## START

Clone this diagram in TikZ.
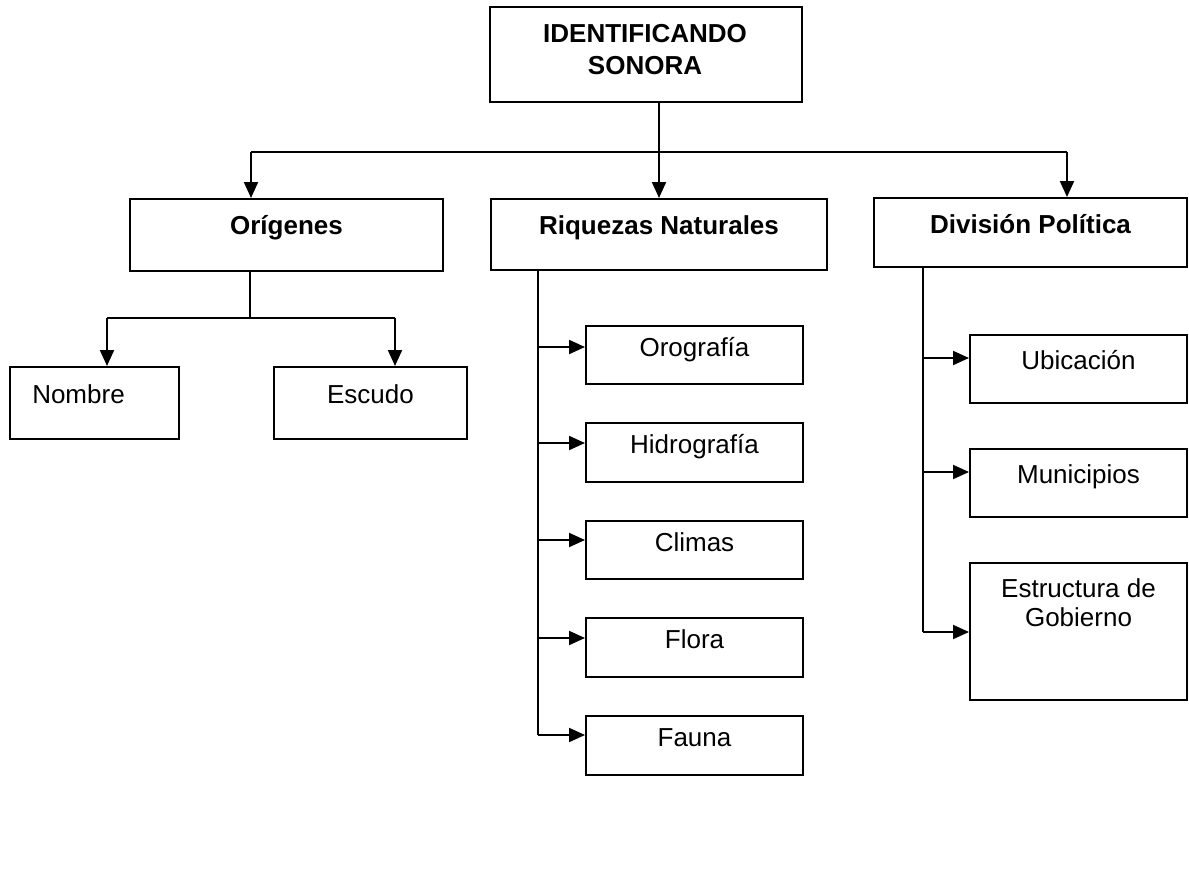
\documentclass[tikz,border=0pt]{standalone}
\usepackage{fontspec}
\setmainfont{Liberation Sans}
\usetikzlibrary{arrows.meta,fit}
\begin{document}
\begin{tikzpicture}[x=0.75pt,y=-0.75pt,
  box/.style={draw, line width=1.5pt, rectangle, inner sep=0pt},
  txt/.style={font=\fontsize{19.5pt}{23pt}\selectfont, inner sep=0pt, anchor=base},
  btxt/.style={txt, font=\fontsize{19.5pt}{23pt}\selectfont\bfseries},
  conn/.style={line width=1.5pt},
  arr/.style={line width=1.5pt, -{Triangle[length=12pt,width=10.5pt]}}]
\useasboundingbox (0,0) rectangle (1189,893);
% boxes
\node[box, fit={(490,7) (802,102)}] (top) {};
\node[box, fit={(130,199) (443,271)}] (orig) {};
\node[box, fit={(491,199) (827,270)}] (riq) {};
\node[box, fit={(874,198) (1187,267)}] (div) {};
\node[box, fit={(10,367) (179,439)}] (nom) {};
\node[box, fit={(274,367) (467,439)}] (esc) {};
\node[box, fit={(586,326) (803,384)}] (oro) {};
\node[box, fit={(586,423) (803,482)}] (hid) {};
\node[box, fit={(586,521) (803,579)}] (cli) {};
\node[box, fit={(586,618) (803,677)}] (flo) {};
\node[box, fit={(586,716) (803,775)}] (fau) {};
\node[box, fit={(970,335) (1187,403)}] (ubi) {};
\node[box, fit={(970,449) (1187,517)}] (mun) {};
\node[box, fit={(970,563) (1187,700)}] (est) {};
% texts
\node[btxt, align=center, font=\fontsize{19.5pt}{23.5pt}\selectfont\bfseries] (t-top) at (645,74) {IDENTIFICANDO\\SONORA};
\node[btxt] (t-orig) at (286.5,234) {Orígenes};
\node[btxt] (t-riq) at (659,234) {Riquezas Naturales};
\node[btxt] (t-div) at (1030.5,233) {División Política};
\node[txt, anchor=base west] (t-nom) at (32,403) {Nombre};
\node[txt] (t-esc) at (370.5,403) {Escudo};
\node[txt] (t-oro) at (694.5,356) {Orografía};
\node[txt] (t-hid) at (694.5,453) {Hidrografía};
\node[txt] (t-cli) at (694.5,551) {Climas};
\node[txt] (t-flo) at (694.5,648) {Flora};
\node[txt] (t-fau) at (694.5,746) {Fauna};
\node[txt] (t-ubi) at (1078.5,369) {Ubicación};
\node[txt] (t-mun) at (1078.5,483) {Municipios};
\node[txt, align=center, font=\fontsize{19.5pt}{21.75pt}\selectfont] (t-est) at (1078.5,626) {Estructura de\\Gobierno};
% connector coordinates
\coordinate (busL) at (251,152);
\coordinate (busR) at (1067,152);
\coordinate (oj) at (250,318);
\coordinate (ojL) at (107,318);
\coordinate (ojR) at (395,318);
\coordinate (rs) at (538,270);
\coordinate (r1) at (538,347);
\coordinate (r2) at (538,443);
\coordinate (r3) at (538,540);
\coordinate (r4) at (538,638);
\coordinate (r5) at (538,735);
\coordinate (ds) at (923,267);
\coordinate (d1) at (923,358);
\coordinate (d2) at (923,472);
\coordinate (d3) at (923,632);
% top level
\draw[conn] (top.south -| riq.north) -- (busL -| riq.north);
\draw[conn] (busL) -- (busR);
\draw[arr] (busL) -- (busL |- orig.north);
\draw[arr] (busL -| riq.north) -- (riq.north);
\draw[arr] (busR) -- (busR |- div.north);
% origenes
\draw[conn] (oj |- orig.south) -- (oj);
\draw[conn] (ojL) -- (ojR);
\draw[arr] (ojL) -- (ojL |- nom.north);
\draw[arr] (ojR) -- (ojR |- esc.north);
% riquezas
\draw[conn] (rs |- riq.south) -- (r5);
\draw[arr] (r1) -- (r1 -| oro.west);
\draw[arr] (r2) -- (r2 -| hid.west);
\draw[arr] (r3) -- (r3 -| cli.west);
\draw[arr] (r4) -- (r4 -| flo.west);
\draw[arr] (r5) -- (r5 -| fau.west);
% division
\draw[conn] (ds |- div.south) -- (d3);
\draw[arr] (d1) -- (d1 -| ubi.west);
\draw[arr] (d2) -- (d2 -| mun.west);
\draw[arr] (d3) -- (d3 -| est.west);
\end{tikzpicture}
\end{document}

## END

**Task**
Pictures in the data above should not be copied; transcribe everything else exactly.

**Answer**
Clone this diagram in TikZ.
\documentclass[tikz,border=0pt]{standalone}
\usepackage{fontspec}
\setmainfont{Liberation Sans}
\usetikzlibrary{arrows.meta,fit}
\begin{document}
\begin{tikzpicture}[x=0.75pt,y=-0.75pt,
  box/.style={draw, line width=1.5pt, rectangle, inner sep=0pt},
  txt/.style={font=\fontsize{19.5pt}{23pt}\selectfont, inner sep=0pt, anchor=base},
  btxt/.style={txt, font=\fontsize{19.5pt}{23pt}\selectfont\bfseries},
  conn/.style={line width=1.5pt},
  arr/.style={line width=1.5pt, -{Triangle[length=12pt,width=10.5pt]}}]
\useasboundingbox (0,0) rectangle (1189,893);
% boxes
\node[box, fit={(490,7) (802,102)}] (top) {};
\node[box, fit={(130,199) (443,271)}] (orig) {};
\node[box, fit={(491,199) (827,270)}] (riq) {};
\node[box, fit={(874,198) (1187,267)}] (div) {};
\node[box, fit={(10,367) (179,439)}] (nom) {};
\node[box, fit={(274,367) (467,439)}] (esc) {};
\node[box, fit={(586,326) (803,384)}] (oro) {};
\node[box, fit={(586,423) (803,482)}] (hid) {};
\node[box, fit={(586,521) (803,579)}] (cli) {};
\node[box, fit={(586,618) (803,677)}] (flo) {};
\node[box, fit={(586,716) (803,775)}] (fau) {};
\node[box, fit={(970,335) (1187,403)}] (ubi) {};
\node[box, fit={(970,449) (1187,517)}] (mun) {};
\node[box, fit={(970,563) (1187,700)}] (est) {};
% texts
\node[btxt, align=center, font=\fontsize{19.5pt}{23.5pt}\selectfont\bfseries] (t-top) at (645,74) {IDENTIFICANDO\\SONORA};
\node[btxt] (t-orig) at (286.5,234) {Orígenes};
\node[btxt] (t-riq) at (659,234) {Riquezas Naturales};
\node[btxt] (t-div) at (1030.5,233) {División Política};
\node[txt, anchor=base west] (t-nom) at (32,403) {Nombre};
\node[txt] (t-esc) at (370.5,403) {Escudo};
\node[txt] (t-oro) at (694.5,356) {Orografía};
\node[txt] (t-hid) at (694.5,453) {Hidrografía};
\node[txt] (t-cli) at (694.5,551) {Climas};
\node[txt] (t-flo) at (694.5,648) {Flora};
\node[txt] (t-fau) at (694.5,746) {Fauna};
\node[txt] (t-ubi) at (1078.5,369) {Ubicación};
\node[txt] (t-mun) at (1078.5,483) {Municipios};
\node[txt, align=center, font=\fontsize{19.5pt}{21.75pt}\selectfont] (t-est) at (1078.5,626) {Estructura de\\Gobierno};
% connector coordinates
\coordinate (busL) at (251,152);
\coordinate (busR) at (1067,152);
\coordinate (oj) at (250,318);
\coordinate (ojL) at (107,318);
\coordinate (ojR) at (395,318);
\coordinate (rs) at (538,270);
\coordinate (r1) at (538,347);
\coordinate (r2) at (538,443);
\coordinate (r3) at (538,540);
\coordinate (r4) at (538,638);
\coordinate (r5) at (538,735);
\coordinate (ds) at (923,267);
\coordinate (d1) at (923,358);
\coordinate (d2) at (923,472);
\coordinate (d3) at (923,632);
% top level
\draw[conn] (top.south -| riq.north) -- (busL -| riq.north);
\draw[conn] (busL) -- (busR);
\draw[arr] (busL) -- (busL |- orig.north);
\draw[arr] (busL -| riq.north) -- (riq.north);
\draw[arr] (busR) -- (busR |- div.north);
% origenes
\draw[conn] (oj |- orig.south) -- (oj);
\draw[conn] (ojL) -- (ojR);
\draw[arr] (ojL) -- (ojL |- nom.north);
\draw[arr] (ojR) -- (ojR |- esc.north);
% riquezas
\draw[conn] (rs |- riq.south) -- (r5);
\draw[arr] (r1) -- (r1 -| oro.west);
\draw[arr] (r2) -- (r2 -| hid.west);
\draw[arr] (r3) -- (r3 -| cli.west);
\draw[arr] (r4) -- (r4 -| flo.west);
\draw[arr] (r5) -- (r5 -| fau.west);
% division
\draw[conn] (ds |- div.south) -- (d3);
\draw[arr] (d1) -- (d1 -| ubi.west);
\draw[arr] (d2) -- (d2 -| mun.west);
\draw[arr] (d3) -- (d3 -| est.west);
\end{tikzpicture}
\end{document}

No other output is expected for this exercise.